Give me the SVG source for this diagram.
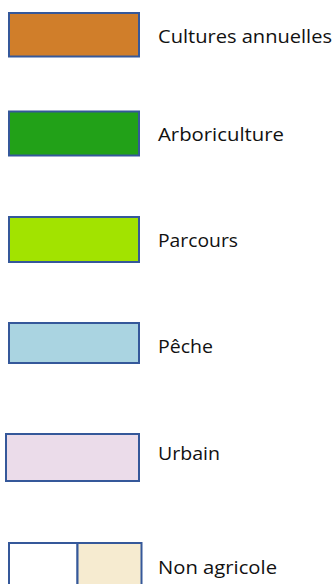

------------------------------------------------------------------------

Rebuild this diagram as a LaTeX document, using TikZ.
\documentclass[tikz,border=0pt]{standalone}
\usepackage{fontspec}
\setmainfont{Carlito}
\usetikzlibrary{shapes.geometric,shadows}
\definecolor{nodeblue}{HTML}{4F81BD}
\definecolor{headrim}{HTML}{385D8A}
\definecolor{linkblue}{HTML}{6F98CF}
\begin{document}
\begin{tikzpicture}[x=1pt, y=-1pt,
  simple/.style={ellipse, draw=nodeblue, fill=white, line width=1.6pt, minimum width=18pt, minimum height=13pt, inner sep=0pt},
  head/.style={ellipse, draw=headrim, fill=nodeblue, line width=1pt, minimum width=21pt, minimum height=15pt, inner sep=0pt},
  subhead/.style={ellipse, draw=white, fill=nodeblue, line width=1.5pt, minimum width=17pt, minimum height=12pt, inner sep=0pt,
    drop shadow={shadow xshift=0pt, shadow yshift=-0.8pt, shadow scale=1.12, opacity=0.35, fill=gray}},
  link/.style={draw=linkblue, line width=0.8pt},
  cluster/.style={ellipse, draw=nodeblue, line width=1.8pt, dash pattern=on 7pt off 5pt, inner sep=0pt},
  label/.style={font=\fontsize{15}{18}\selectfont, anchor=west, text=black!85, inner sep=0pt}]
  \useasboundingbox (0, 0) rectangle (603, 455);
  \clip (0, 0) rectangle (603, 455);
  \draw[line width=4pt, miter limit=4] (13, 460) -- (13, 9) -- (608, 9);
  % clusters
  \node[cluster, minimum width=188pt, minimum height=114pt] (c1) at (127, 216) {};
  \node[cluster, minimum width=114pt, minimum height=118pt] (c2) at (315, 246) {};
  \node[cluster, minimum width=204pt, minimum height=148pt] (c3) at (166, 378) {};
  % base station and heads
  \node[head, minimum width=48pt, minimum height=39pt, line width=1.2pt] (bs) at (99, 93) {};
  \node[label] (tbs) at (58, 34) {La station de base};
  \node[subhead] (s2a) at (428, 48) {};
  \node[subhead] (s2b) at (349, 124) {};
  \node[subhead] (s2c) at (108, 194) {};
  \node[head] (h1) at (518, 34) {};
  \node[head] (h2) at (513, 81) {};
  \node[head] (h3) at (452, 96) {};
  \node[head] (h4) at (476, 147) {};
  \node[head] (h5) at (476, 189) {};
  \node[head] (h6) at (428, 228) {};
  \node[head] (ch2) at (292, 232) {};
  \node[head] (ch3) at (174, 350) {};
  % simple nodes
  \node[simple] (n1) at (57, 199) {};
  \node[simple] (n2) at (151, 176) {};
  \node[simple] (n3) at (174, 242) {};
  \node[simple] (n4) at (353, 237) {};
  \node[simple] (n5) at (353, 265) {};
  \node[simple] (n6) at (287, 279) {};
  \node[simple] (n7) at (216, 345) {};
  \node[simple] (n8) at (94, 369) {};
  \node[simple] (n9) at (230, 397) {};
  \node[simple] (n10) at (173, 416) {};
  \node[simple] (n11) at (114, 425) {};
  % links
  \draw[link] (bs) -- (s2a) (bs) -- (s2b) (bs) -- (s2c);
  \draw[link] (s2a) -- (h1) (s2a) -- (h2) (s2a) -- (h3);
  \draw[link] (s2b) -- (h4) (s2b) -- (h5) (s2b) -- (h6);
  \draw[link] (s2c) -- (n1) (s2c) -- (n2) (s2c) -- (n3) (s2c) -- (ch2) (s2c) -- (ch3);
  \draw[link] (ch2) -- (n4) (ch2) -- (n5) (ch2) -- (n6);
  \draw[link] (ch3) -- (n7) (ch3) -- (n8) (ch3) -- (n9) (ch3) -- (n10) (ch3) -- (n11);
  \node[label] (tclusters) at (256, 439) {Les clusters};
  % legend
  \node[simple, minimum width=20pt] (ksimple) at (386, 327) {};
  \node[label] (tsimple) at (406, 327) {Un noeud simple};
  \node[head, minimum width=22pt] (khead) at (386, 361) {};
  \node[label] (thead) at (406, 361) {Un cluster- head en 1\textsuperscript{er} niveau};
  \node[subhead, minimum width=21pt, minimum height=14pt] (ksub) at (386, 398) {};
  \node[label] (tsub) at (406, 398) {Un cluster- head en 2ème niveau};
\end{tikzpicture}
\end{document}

------------------------------------------------------------------------

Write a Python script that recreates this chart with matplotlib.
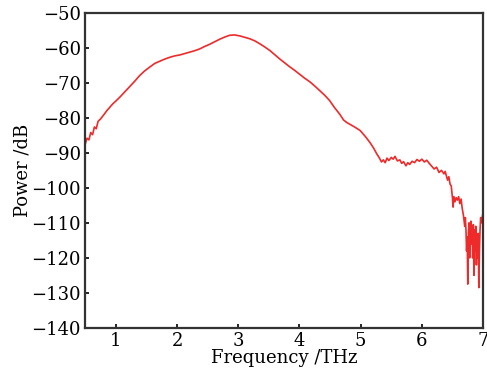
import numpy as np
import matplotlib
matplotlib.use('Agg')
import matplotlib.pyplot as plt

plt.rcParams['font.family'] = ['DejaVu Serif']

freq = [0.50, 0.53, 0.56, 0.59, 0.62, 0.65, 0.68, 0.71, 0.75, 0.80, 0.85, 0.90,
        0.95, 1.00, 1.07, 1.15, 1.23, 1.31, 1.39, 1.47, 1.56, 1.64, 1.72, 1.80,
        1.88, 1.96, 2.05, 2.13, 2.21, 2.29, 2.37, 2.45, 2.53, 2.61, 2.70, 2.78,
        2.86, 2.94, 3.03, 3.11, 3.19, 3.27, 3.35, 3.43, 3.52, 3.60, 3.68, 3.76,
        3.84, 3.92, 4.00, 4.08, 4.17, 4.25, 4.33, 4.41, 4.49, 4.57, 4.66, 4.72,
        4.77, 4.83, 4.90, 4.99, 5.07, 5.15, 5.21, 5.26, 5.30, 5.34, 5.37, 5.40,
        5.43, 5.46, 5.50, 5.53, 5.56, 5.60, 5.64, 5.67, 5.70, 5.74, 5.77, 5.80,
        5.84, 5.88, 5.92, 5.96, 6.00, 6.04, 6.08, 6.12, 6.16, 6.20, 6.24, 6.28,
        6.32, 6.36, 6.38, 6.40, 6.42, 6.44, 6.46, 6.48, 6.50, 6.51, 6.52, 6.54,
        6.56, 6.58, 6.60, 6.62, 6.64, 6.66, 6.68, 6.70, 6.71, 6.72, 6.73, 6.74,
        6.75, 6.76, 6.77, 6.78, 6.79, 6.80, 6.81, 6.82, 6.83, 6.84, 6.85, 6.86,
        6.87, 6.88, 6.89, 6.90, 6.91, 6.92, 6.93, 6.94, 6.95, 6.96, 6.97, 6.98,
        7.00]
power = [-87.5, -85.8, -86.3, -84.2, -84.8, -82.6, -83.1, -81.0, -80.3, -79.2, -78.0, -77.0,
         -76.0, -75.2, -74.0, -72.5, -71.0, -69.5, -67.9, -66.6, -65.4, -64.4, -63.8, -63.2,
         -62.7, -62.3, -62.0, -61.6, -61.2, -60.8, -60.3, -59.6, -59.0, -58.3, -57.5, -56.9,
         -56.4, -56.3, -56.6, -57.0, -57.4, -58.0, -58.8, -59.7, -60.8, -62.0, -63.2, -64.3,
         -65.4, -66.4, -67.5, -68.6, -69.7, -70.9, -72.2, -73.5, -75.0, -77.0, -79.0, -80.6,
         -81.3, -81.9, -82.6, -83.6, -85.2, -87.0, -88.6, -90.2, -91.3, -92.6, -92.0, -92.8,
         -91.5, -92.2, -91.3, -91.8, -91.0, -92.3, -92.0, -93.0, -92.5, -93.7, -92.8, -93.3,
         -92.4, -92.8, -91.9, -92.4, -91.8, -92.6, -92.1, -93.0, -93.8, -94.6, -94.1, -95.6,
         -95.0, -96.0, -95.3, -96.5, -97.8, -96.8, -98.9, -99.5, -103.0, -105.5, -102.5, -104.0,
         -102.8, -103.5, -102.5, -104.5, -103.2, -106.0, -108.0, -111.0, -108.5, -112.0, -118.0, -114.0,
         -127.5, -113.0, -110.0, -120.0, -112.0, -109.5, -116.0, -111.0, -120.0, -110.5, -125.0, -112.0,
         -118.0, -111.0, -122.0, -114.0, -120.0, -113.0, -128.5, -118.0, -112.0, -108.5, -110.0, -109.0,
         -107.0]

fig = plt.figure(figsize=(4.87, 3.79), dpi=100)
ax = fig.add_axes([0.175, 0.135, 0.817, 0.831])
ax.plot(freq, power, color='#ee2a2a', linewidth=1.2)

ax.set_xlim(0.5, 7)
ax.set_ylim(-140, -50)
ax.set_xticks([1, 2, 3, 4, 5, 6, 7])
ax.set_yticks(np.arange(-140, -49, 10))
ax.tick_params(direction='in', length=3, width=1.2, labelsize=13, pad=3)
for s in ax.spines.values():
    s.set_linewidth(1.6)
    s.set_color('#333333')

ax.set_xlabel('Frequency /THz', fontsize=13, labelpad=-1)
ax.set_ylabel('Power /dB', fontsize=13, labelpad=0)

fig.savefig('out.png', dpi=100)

------------------------------------------------------------------------

STATED EXERCISE →
Pull out every line of the records above that contains the word "this".

EXERCISE RESULT →
Give me the SVG source for this diagram.
Rebuild this diagram as a LaTeX document, using TikZ.
Write a Python script that recreates this chart with matplotlib.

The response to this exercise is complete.